Charles P Ries (born 1952) is an American poet and writer. He is currently the Senior Director of Principal Gifts and Innovation at Marquette University. He is a founding member of the oldest freshwater surf club on the Great Lakes, the Lake Shore Surf Club. He is a co-founder of The Commons, a student entrepreneurial skills accelerator based out of Milwaukee, Wisconsin.

== Early life==
Ries was born into a Catholic family in Sheboygan, Wisconsin. His parents were Leo and Ann Ries. He grew up on a mink farm outside of Sheboygan. Ries attended Sheboygan South High School and received his degree from the University of Wisconsin. After completing his graduation, he went to London and then to North Africa where he studied Islamic mysticism and Sufism. He also worked with the Dalai Lama during a program involving religious leaders and psychotherapists.

==Literary career==
Ries began his literary career late in life by writing poetry and gradually began writing short stories, poetry reviews, interviews, articles and essays. He authored six poetry books and a novel based on memory.
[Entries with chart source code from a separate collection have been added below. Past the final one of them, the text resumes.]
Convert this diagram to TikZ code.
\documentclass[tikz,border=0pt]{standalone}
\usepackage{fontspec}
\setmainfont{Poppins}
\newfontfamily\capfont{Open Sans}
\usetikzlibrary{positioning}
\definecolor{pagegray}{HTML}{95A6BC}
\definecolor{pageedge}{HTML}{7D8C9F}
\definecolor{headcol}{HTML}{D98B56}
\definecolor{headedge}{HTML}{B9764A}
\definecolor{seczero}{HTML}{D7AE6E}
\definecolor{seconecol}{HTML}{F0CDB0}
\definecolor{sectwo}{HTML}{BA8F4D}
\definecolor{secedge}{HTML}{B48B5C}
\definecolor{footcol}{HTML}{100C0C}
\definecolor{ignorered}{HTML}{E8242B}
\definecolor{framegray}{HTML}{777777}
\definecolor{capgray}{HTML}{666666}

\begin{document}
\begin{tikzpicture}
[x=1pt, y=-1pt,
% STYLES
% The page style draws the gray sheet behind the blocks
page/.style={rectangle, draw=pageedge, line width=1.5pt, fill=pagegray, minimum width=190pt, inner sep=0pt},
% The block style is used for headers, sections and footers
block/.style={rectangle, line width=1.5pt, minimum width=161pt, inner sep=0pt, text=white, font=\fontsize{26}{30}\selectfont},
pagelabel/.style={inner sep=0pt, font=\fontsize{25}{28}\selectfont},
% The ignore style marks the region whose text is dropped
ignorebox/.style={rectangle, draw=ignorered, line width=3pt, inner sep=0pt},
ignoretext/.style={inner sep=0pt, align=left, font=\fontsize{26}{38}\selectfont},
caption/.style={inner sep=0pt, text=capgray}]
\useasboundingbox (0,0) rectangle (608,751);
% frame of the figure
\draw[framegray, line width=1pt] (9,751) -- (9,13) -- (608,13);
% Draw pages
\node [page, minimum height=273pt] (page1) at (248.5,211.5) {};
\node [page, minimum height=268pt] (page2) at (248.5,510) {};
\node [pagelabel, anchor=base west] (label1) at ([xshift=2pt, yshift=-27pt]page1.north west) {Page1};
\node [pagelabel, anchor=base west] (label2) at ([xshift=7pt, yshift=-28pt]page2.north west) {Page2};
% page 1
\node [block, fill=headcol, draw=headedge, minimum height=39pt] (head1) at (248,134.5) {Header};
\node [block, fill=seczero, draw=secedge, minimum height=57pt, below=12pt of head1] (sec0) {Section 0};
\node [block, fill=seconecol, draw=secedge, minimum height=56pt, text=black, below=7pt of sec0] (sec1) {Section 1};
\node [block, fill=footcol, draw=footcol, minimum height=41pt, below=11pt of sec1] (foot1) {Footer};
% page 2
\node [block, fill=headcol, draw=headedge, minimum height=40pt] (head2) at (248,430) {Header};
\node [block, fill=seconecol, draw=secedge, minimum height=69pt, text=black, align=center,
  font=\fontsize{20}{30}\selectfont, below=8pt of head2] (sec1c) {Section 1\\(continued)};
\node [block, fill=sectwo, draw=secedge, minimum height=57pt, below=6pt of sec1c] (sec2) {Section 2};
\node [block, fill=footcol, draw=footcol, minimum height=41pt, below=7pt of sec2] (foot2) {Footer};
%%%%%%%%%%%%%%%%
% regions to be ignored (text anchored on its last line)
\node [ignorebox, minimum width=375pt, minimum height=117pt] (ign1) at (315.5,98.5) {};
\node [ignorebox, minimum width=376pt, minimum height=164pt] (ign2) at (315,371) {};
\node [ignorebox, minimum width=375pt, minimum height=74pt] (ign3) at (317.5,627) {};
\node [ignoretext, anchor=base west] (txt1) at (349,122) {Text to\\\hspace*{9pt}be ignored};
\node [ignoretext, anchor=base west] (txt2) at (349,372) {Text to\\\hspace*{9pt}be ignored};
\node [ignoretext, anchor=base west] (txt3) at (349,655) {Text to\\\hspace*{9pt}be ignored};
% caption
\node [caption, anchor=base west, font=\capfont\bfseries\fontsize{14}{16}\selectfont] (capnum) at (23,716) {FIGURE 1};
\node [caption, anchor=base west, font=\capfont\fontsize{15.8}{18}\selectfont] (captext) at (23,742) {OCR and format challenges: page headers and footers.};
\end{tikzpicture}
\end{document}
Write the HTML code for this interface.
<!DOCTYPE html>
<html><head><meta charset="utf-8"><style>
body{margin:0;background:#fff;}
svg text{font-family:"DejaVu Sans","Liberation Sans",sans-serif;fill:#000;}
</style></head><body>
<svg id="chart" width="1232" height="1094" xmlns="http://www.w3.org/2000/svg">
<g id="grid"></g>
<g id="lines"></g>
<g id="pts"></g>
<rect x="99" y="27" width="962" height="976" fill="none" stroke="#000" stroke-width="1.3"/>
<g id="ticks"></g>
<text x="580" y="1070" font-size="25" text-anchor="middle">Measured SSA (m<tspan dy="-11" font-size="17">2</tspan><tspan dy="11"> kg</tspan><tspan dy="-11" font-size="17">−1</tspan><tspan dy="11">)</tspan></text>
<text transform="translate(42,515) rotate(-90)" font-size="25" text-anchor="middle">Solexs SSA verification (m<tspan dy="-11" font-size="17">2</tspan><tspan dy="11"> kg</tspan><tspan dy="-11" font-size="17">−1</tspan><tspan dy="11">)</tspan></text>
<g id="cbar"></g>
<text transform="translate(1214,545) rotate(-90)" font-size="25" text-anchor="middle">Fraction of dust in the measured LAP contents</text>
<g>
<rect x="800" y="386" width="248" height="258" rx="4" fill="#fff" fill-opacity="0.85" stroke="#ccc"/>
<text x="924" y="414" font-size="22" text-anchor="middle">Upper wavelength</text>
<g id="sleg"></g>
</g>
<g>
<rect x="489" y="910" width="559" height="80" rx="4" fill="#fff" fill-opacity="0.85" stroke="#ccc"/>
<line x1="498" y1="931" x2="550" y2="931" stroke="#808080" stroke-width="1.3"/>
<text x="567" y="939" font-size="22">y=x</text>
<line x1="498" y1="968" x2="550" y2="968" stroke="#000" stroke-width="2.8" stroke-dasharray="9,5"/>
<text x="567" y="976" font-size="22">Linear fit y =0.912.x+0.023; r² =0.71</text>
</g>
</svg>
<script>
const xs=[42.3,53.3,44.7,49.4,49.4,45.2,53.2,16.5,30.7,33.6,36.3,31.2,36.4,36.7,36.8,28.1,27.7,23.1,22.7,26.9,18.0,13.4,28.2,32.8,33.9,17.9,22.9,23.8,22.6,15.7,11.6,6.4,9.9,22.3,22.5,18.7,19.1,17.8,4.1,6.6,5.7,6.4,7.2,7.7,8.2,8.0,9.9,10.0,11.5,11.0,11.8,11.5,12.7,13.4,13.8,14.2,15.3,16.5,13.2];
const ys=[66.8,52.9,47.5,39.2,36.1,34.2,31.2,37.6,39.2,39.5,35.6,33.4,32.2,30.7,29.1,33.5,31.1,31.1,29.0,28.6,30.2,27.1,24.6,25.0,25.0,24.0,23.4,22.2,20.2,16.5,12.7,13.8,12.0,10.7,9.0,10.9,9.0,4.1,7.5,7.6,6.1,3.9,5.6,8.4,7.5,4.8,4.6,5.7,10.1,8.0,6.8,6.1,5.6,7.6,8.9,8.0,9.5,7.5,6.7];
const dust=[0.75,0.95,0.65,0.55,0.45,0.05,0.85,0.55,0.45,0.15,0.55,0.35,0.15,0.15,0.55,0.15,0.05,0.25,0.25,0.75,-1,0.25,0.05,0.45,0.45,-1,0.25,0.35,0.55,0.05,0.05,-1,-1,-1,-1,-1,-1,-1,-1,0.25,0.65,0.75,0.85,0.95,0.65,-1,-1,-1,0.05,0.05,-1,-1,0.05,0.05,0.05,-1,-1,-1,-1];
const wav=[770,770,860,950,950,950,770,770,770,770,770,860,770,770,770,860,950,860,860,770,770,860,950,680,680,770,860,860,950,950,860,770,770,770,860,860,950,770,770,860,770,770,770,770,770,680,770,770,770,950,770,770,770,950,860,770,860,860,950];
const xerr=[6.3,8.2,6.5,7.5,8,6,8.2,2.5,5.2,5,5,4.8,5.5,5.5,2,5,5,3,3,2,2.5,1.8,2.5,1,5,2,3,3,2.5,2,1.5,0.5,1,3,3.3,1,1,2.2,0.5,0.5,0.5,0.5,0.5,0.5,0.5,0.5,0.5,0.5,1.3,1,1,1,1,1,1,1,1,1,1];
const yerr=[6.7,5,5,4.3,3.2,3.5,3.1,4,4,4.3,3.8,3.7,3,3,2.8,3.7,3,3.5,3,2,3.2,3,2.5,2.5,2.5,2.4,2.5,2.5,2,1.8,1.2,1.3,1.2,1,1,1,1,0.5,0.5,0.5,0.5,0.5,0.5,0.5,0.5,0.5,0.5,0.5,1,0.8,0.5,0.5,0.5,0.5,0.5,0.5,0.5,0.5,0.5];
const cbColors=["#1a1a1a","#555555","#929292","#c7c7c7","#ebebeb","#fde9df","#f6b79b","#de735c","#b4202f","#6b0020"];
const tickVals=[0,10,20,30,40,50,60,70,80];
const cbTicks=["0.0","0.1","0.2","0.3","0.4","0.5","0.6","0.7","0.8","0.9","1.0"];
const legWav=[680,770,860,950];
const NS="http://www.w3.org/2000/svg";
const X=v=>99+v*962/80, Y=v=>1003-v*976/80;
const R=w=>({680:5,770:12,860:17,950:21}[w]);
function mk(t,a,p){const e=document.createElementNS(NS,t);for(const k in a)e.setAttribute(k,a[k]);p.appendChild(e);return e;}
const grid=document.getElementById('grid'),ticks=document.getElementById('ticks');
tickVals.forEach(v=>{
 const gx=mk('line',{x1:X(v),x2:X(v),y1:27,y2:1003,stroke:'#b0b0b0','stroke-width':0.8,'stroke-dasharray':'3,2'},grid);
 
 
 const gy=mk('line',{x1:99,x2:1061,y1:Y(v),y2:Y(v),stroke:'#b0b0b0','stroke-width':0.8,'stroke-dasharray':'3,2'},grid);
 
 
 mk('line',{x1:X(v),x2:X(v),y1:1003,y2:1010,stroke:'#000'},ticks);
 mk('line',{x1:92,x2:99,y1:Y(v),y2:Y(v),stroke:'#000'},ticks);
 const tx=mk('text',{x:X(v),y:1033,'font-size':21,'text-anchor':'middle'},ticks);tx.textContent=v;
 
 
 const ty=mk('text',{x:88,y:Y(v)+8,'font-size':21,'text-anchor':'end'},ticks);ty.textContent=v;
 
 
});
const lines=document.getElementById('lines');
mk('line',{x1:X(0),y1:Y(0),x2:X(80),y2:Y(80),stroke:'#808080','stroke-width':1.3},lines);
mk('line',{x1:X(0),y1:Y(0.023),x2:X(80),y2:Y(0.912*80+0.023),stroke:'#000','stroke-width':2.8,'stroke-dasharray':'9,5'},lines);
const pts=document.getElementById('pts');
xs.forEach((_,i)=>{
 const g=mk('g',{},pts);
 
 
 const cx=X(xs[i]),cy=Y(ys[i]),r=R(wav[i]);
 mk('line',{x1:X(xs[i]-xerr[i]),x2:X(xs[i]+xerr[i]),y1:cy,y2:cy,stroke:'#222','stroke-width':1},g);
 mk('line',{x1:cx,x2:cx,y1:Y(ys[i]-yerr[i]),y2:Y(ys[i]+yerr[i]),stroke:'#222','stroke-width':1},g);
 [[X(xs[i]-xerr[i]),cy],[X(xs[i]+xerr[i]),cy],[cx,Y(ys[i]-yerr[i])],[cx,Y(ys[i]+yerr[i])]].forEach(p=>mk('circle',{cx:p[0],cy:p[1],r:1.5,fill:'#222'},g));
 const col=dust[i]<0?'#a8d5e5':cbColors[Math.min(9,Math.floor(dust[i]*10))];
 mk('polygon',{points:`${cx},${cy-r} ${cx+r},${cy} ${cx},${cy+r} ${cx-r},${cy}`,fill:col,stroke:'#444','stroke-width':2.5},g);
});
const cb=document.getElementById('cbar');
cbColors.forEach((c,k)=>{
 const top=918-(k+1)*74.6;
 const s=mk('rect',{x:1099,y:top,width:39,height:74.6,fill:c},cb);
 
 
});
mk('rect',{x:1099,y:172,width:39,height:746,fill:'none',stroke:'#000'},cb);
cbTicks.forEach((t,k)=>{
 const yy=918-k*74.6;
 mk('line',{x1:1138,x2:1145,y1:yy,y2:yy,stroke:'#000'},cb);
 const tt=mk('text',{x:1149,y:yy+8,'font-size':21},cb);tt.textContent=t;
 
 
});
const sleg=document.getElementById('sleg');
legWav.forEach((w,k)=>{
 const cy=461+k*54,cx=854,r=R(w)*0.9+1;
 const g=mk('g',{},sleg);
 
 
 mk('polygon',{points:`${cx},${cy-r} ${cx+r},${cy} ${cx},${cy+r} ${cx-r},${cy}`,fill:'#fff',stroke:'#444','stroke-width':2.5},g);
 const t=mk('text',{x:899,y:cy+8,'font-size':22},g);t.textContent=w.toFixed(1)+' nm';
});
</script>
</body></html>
In 2013, his book titled, Girl Friend & Other Mysteries of Love was recognized as an Outstanding Achievement by Wisconsin Library Association and in 2016 it won the poetry category of The Paris Book Festival. From 1998 to 2013, his works were published in the independent small press and appeared in over two hundred print and electronic publications. In 2009, he took a hiatus and resumed his literary work later in 2013.
In 2015, Ries published The Fathers We Find, a fictional memoir, based in Southeastern Wisconsin between 1950 and 1971. He is the former poetry editor for Word Riot, ESC! and Pass Port Journal. He is also a former board member of the Woodland Pattern Book Center, Milwaukee. He also served on the Wisconsin Poet Laureate Commission.

==Books==
- The Fathers We Find: The Making of a Pleasant Humble Boy, 2015
- Girl Friend & Other Mysteries of Love, 2013
- I'd Rather Be Mexican, 2005
- The Last Time, 2005
- Odd, 2004
- Monje Malo Speaks English, 2003
- Bad Monk: Neither Here Nor There, 2001

==Awards and recognition==
In 2009, Ries was awarded the Wisconsin Regional Writers Association “Jade Ring” Award for humorous poetry. He was nominated five times for the Pushcart Prize but never won.